木曽川と「道三」の居城が見えます(お城までは17kmほど)。
結論として、さすがに送ったにしては遠い。遠すぎるのではないか?と思いました。
信長の居城のある「那古野」から『聖徳寺』まで約24km、往復で48km。さらに送り分16kmを足すと64km。供を連れ、川も渡らなければなりません。ムリムリ、ムリでしょう。
(今度機会をみつけて、笠松町で「リーフレット」の記述について聞いてみようと思います。
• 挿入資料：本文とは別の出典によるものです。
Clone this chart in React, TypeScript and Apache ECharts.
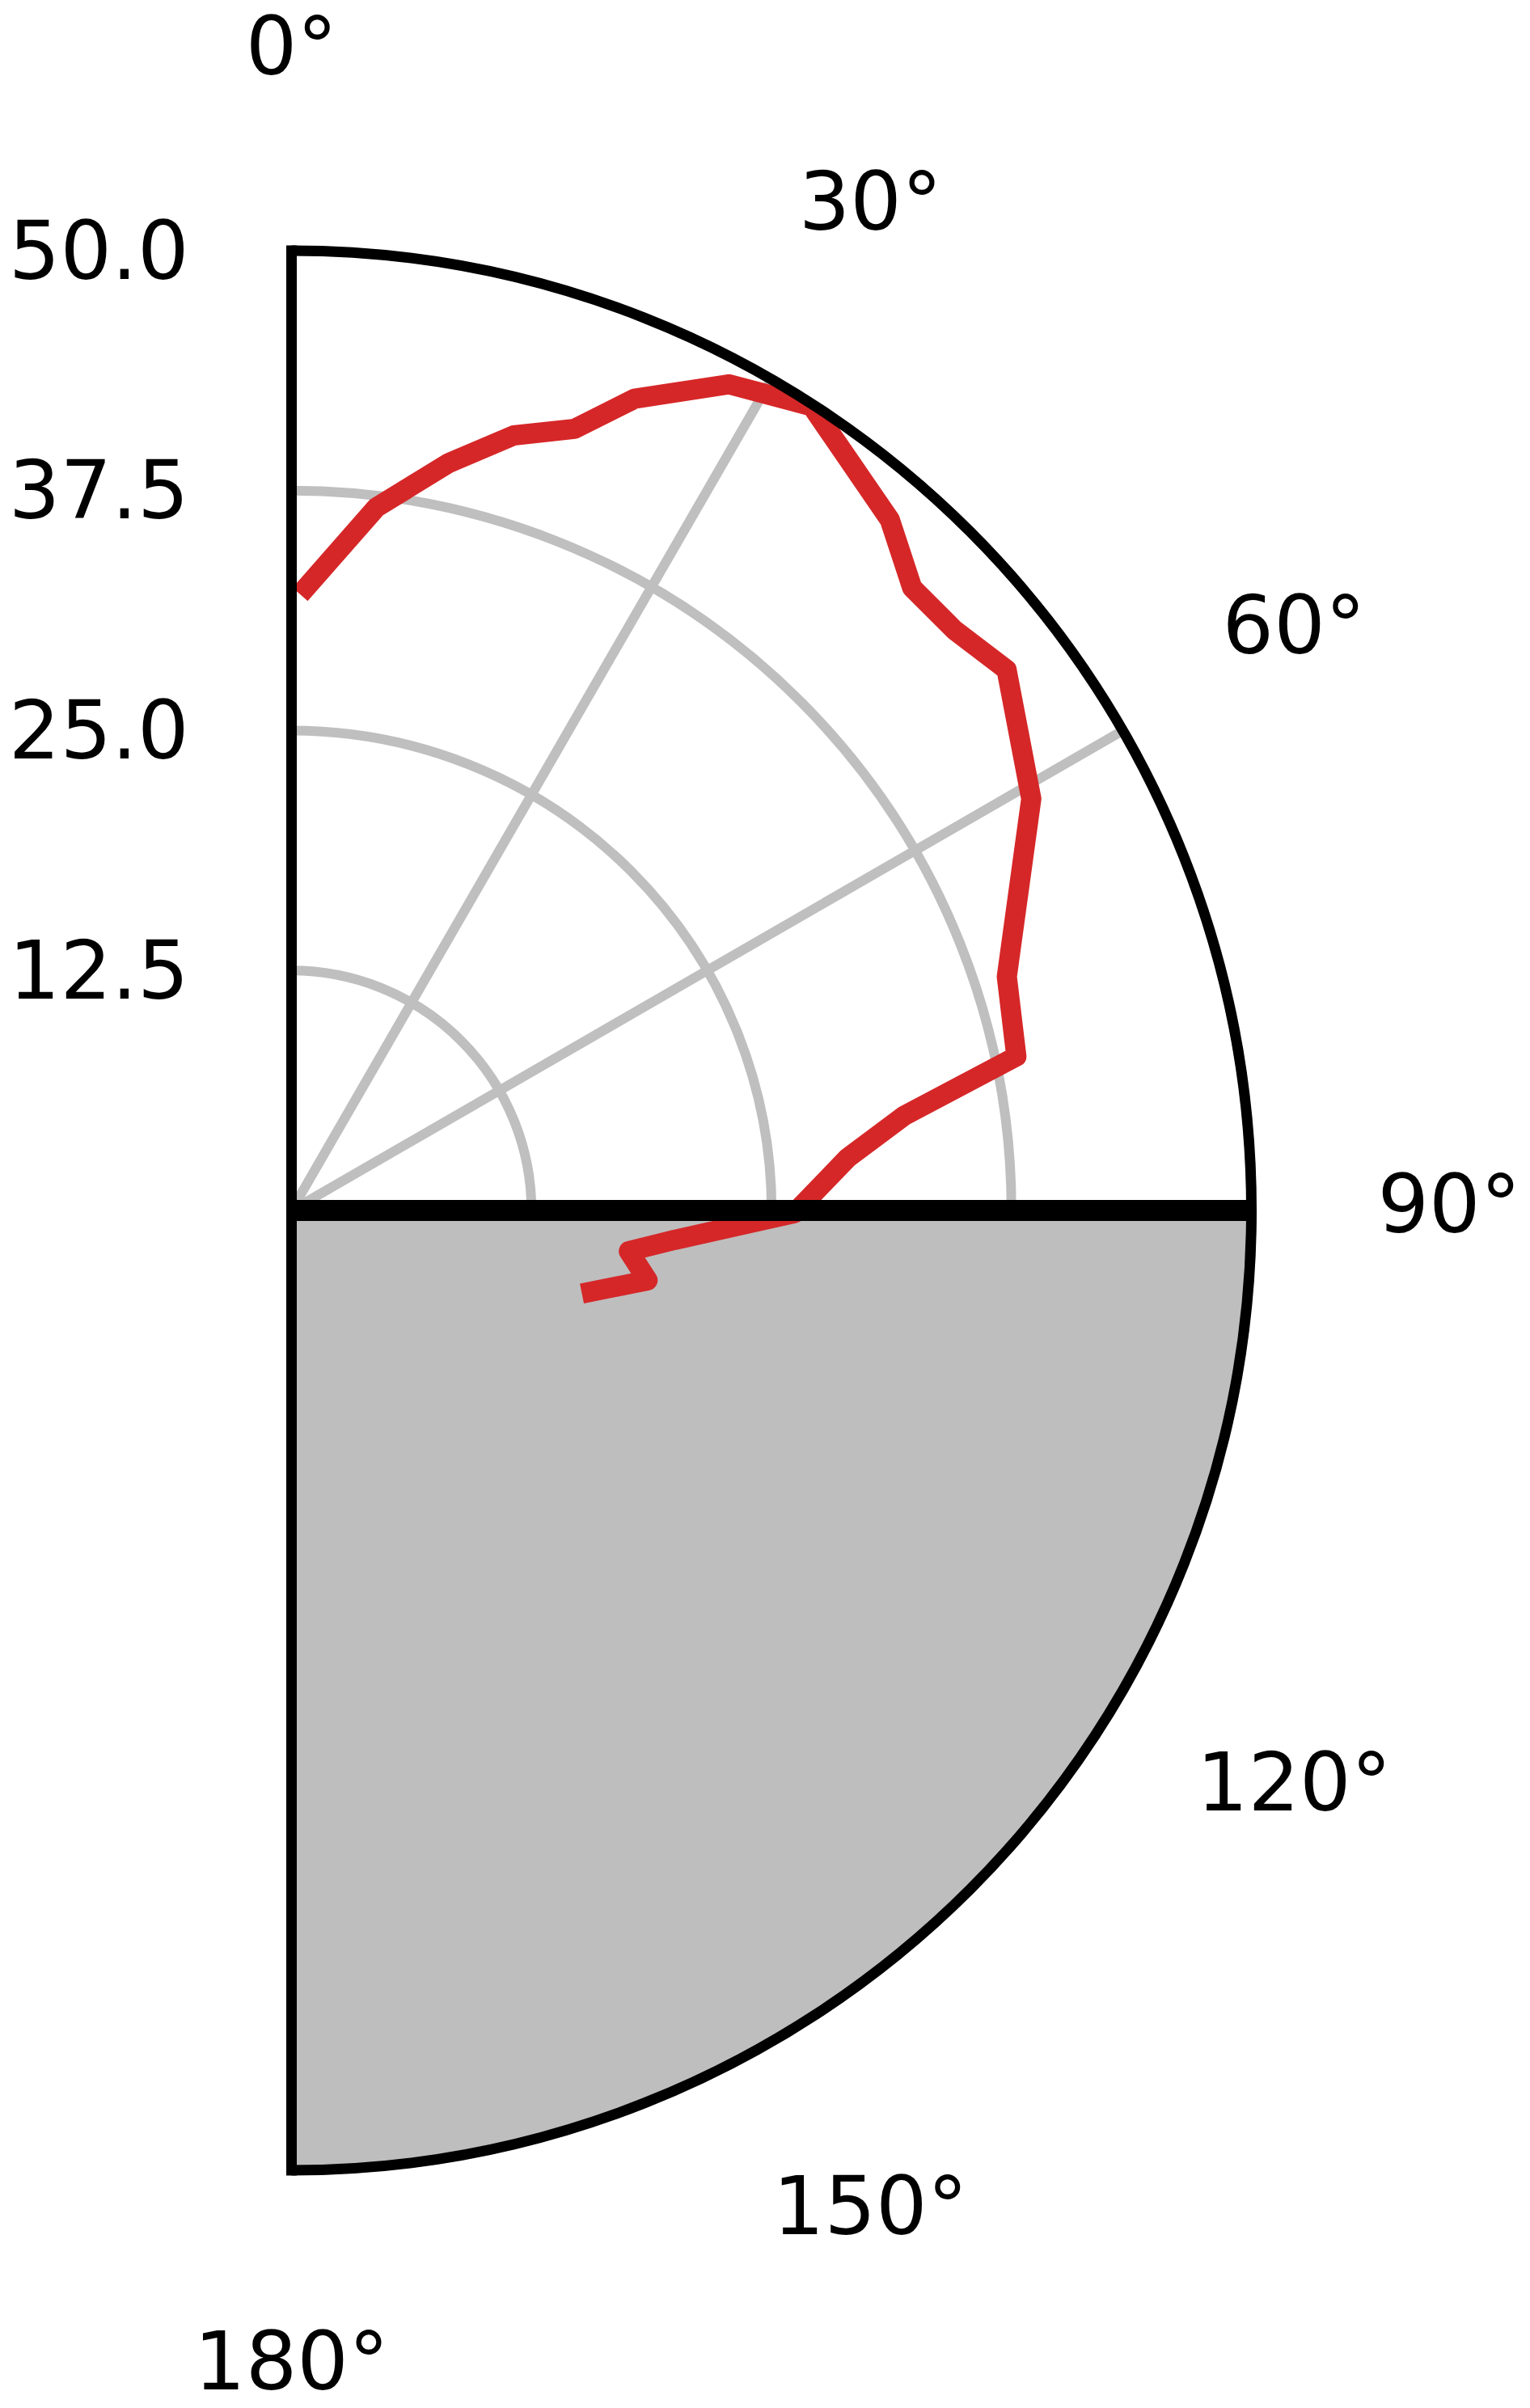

何か出典があるのでしょうか?)
④『信長公記』の記述
〇 信長は「木曽川」「飛騨川」という大河を船で渡って、『聖徳寺』へ出向いた。
〇 道三が帰るのを信長は20町ほど(2km位?)見送った。
とあります。
木曽川が現在のような流れになったのは、1608年の木曽川築堤工事の後なのだそうです(「人柱与三」の話はこの時の話)。
戦国時代には、今の「木曽川」の方は徒歩で渡ることが可能だったと考えられているという記述*3もあり、昔と現在で「木曽川」「日光川」などの川の流れは大きく異なるようです。
また「飛騨川」がどの川なのか、現段階では分かりませんでした。
最後に
残念ながら、「信長の歩いたルートはどうもはっきりとしない」ということが分かりました(「分からない」ということが「分かった」という冗談みたいなオチなのですが‥)。
「白髭神社まで送った」に関しては、これは遠すぎてムリだろうと歩いてみて感じました。
「別れの儀式」が何なのかこれもまだ分りませんが、また次回、笠松町でも聞いてみようと考えています。少し歩いたくらいで疑問が全部解決するはずありませんが、一歩前進とし、次回につなげたいと思います。
‥ということで、「斎藤道三と織田信長の会見場所【聖徳寺】【信長たちが歩いた『ルート』を探したい】」でした!以上です、ではまた!